The early beta software is different to the final release version. I’ll do tutorials when the software is ready and people start getting their Pi 5s at the end of October
@@leepspvideo Well, no offence, but then this video becomes a bit pointless, since you will show again the exact same thing in the according tutorial when you show how to install Gnome + the actual installing.
@@little_forest the method will change as it’s not that straightforward in the beta version.
@@leepspvideo Let's put it like that: I did not gain any information from this video. I did not learn how to install the Gnome DE on RP-OS (cause you cannot shot that yet, cause beta software and so on and that will be part of a future video). I also did not see, what the exact performance of the Gnome DE on RP5 with the new RP-OS is, for the same reason as above.
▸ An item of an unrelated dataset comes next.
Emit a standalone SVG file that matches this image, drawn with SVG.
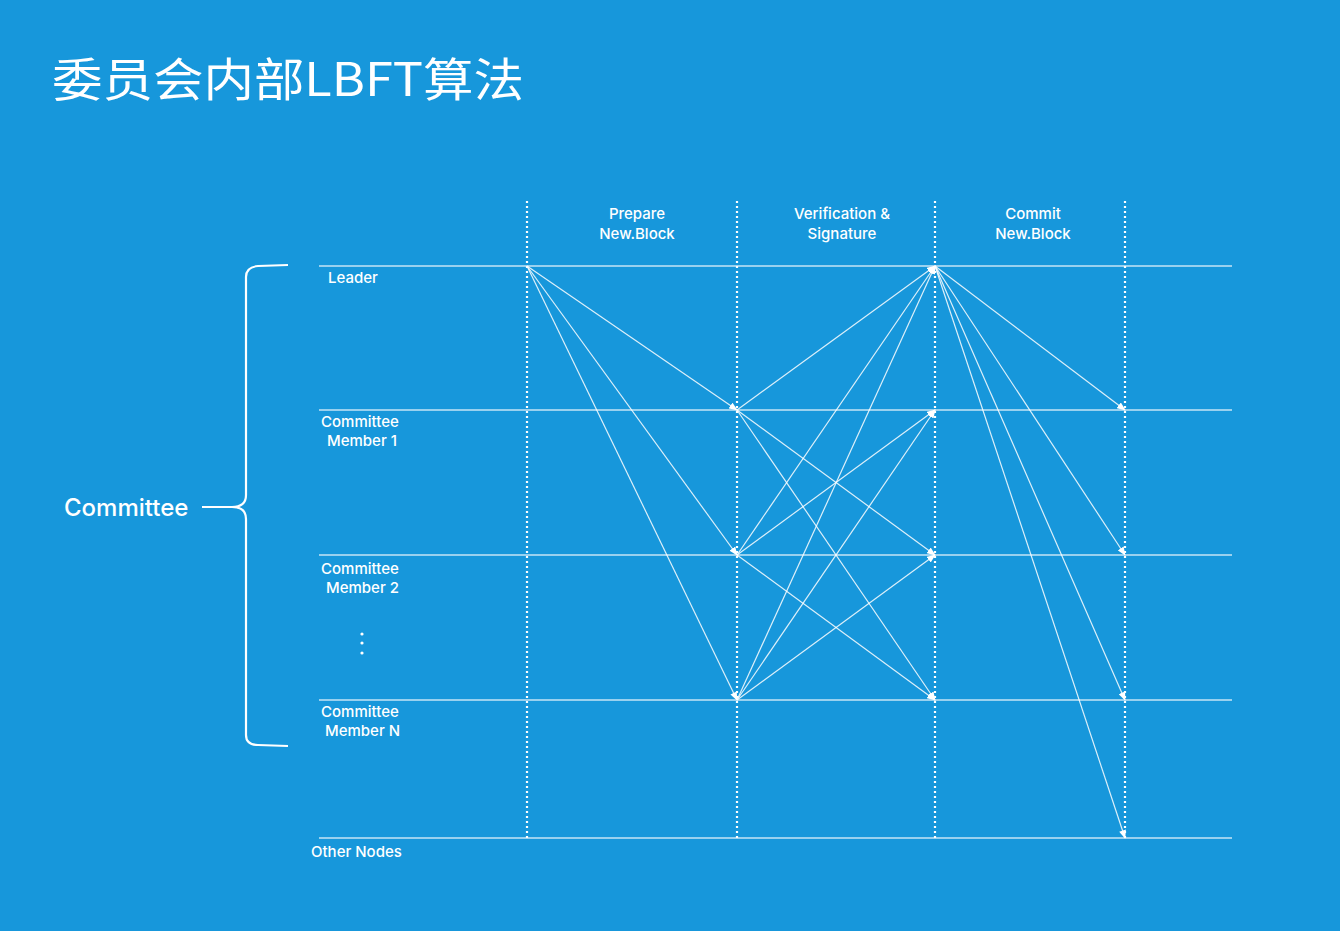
<svg xmlns="http://www.w3.org/2000/svg" width="1340" height="931" viewBox="0 0 1340 931">
<style>
.t{font-family:Inter,"Liberation Sans","Noto Sans",Arial,sans-serif;fill:#fff;font-weight:500}
.lbl{font-size:15px}
.hd{font-size:15px;text-anchor:middle}
.row{stroke:#fff;stroke-opacity:0.75;stroke-width:1.6}
.col{stroke:#fff;stroke-width:2.2;stroke-dasharray:2 3}
.ar{stroke:#fff;stroke-opacity:0.85;stroke-width:1.2;fill:none;marker-end:url(#ah)}
</style>
<defs>
<marker id="ah" viewBox="0 0 10 8" refX="9" refY="4" markerWidth="9" markerHeight="7" markerUnits="userSpaceOnUse" orient="auto">
<path d="M0,0 L10,4 L0,8 Z" fill="#fff"/>
</marker>
</defs>
<rect x="0" y="0" width="1340" height="931" fill="#1797db"/>
<text x="52" y="96" textLength="472" lengthAdjust="spacingAndGlyphs" style="font-family:'Noto Sans CJK SC','Liberation Sans',sans-serif;font-size:46px;fill:#fff">委员会内部LBFT算法</text>

<g id="rows">
<line class="row" x1="319" y1="266" x2="1232" y2="266"/>
<line class="row" x1="319" y1="410" x2="1232" y2="410"/>
<line class="row" x1="319" y1="555" x2="1232" y2="555"/>
<line class="row" x1="319" y1="700" x2="1232" y2="700"/>
<line class="row" x1="319" y1="838" x2="1232" y2="838"/>
</g>
<g id="columns">
<line class="col" x1="527" y1="201" x2="527" y2="838"/>
<line class="col" x1="737" y1="201" x2="737" y2="838"/>
<line class="col" x1="935" y1="201" x2="935" y2="838"/>
<line class="col" x1="1125" y1="201" x2="1125" y2="838"/>
</g>

<g id="headers">
<text class="t hd" x="637" y="219">Prepare</text>
<text class="t hd" x="637" y="239">New.Block</text>
<text class="t hd" x="842" y="219">Verification &amp;</text>
<text class="t hd" x="842" y="239">Signature</text>
<text class="t hd" x="1033" y="219">Commit</text>
<text class="t hd" x="1033" y="239">New.Block</text>
</g>

<g id="leader"><text class="t lbl" x="328" y="283">Leader</text></g>
<g id="member1"><text class="t lbl" x="321" y="427">Committee</text><text class="t lbl" x="327" y="446">Member 1</text></g>
<g id="member2"><text class="t lbl" x="321" y="574">Committee</text><text class="t lbl" x="326" y="593">Member 2</text></g>
<g id="ellipsis"><circle cx="362" cy="634" r="1.6" fill="#fff"/><circle cx="362" cy="643" r="1.6" fill="#fff"/><circle cx="362" cy="653" r="1.6" fill="#fff"/></g>
<g id="memberN"><text class="t lbl" x="321" y="717">Committee</text><text class="t lbl" x="325" y="736">Member N</text></g>
<g id="other"><text class="t lbl" x="311" y="857">Other Nodes</text></g>

<g id="committee">
<text class="t" x="64" y="516" style="font-size:24px">Committee</text>
<path d="M202,507 L232,507 Q246,507 246,495 L246,277 Q246,267 258,266 L288,265 M232,507 Q246,507 246,519 L246,735 Q246,745 258,745 L288,746" fill="none" stroke="#fff" stroke-width="2.2"/>
</g>

<g id="connectors">
<line class="ar" x1="527" y1="266" x2="737" y2="410"/>
<line class="ar" x1="527" y1="266" x2="737" y2="555"/>
<line class="ar" x1="527" y1="266" x2="737" y2="700"/>

<line class="ar" x1="737" y1="410" x2="935" y2="266"/>
<line class="ar" x1="737" y1="410" x2="935" y2="555"/>
<line class="ar" x1="737" y1="410" x2="935" y2="700"/>
<line class="ar" x1="737" y1="555" x2="935" y2="266"/>
<line class="ar" x1="737" y1="555" x2="935" y2="410"/>
<line class="ar" x1="737" y1="555" x2="935" y2="700"/>
<line class="ar" x1="737" y1="700" x2="935" y2="266"/>
<line class="ar" x1="737" y1="700" x2="935" y2="410"/>
<line class="ar" x1="737" y1="700" x2="935" y2="555"/>

<line class="ar" x1="935" y1="266" x2="1125" y2="410"/>
<line class="ar" x1="935" y1="266" x2="1125" y2="555"/>
<line class="ar" x1="935" y1="266" x2="1125" y2="700"/>
<line class="ar" x1="935" y1="266" x2="1125" y2="838"/>
</g>
</svg>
With knowledge I have about how Gnome perfoms on RP4 and about all the benchmarks of the new RP5 it was obvious that the Gnome DE will work pretty much smooth on the RP5. So I did not need this information, but that seems to be the only information that I possibly could have gained from this video.
If the video was supposed to tell me more that I did not get, please let me know.
Is there a way to show how to install gnome and then set it as the default gui for the latest pi 5 pi os (typing this in May 2024) . All i get when trying to search is old ways to do it pre -wayland os.
-edit--
I would like to use ubuntu, but the argon case v3 works better with the default raspberry pi os so i just want to stick with running the pi os and just have a nicer shell on top of it.
I haven’t tried as I prefer KDE Plasma
My Linux setup Raspberry Pi 5 part 3. KDE Plasma
th-cam.com/video/dHi-iQI68zY/w-d-xo.html
Can you test storage device speeds sd card vs m.2 over the new pcie vs usb to m.2?
I haven’t got the new pcie cable. I will do speed tests
Hey, is there a way to install only the software center on raspberry pi os 64 bit?
Try
sudo apt install plasma-discover
Or
sudo apt install discover
Could you show how to install steam and steam link on Raspberry Pi 5? RP os, Ubuntu, doesnt metter. Please. I trying for weeks.
I installed steam into Windows 10 and got a game running on Pi 5. Performance isn’t good. I may try with Linux on Pi 5 in a future video
How does kde plasma run on the pi 4?
Great, this is created on Pi 5 but works on Pi 4
My Linux setup Raspberry Pi 5 part 3. KDE Plasma
th-cam.com/video/dHi-iQI68zY/w-d-xo.html
This playlist is all on Pi 4
KDE Plasma, 64bit Raspberry Pi OS. custom build downloads available.
th-cam.com/play/PLMJAjiTgBtFlz0j9xdQwNmLgqmaBscT1T.html
Not really impressed by the RPi5 so far.
So how do you get KDE as the desktop environment for Raspberry Pi OS?
You install it in Add / Remove Software, as he used in the video.
Its not so simple in the beta. But I may have a fix now
@@leepspvideodoes KDE automatically shut off the compositor when playing games now or is that still an issue?
@@jeremyanderson441 I’m not sure I turned it off out of habit. I’m not worried about all the fancy wipe, fades and transitions
Is it possible to run the os in an m.2 drive on the pi 5 pci interface or do I need a hat or something?
You need a pcie adapter. Coming soon
Good luck on getting Plasma operational.
I have it working now. 👍🏻
You're braver than I. I've been using KDE for nearly as long as it's existed and every time I've tried GNOME I hated it. The WinKey bringing up that view would annoy me so much.
🙋
Lxqt+i3wm awaits you lee lol
First 🎉
KDE ONLY!!
Indeed, KDE only for people that like wasting precious RAM and CPU cycles on eye candy - just bloat like GNOME.
@@terrydaktyllus1320that’s me 👍🏼
@@leepspvideo If it works for you then who am I to say otherwise?
But I come from "an earlier age" when the first computer that I connected to the Internet with was a Commodore Amiga A1200 running at 14 Mhz with 8 MB RAM over a dial-up modem with a web browser, some time around 1993.
So I have learned to appeciate every CPU cycle and every byte of RAM!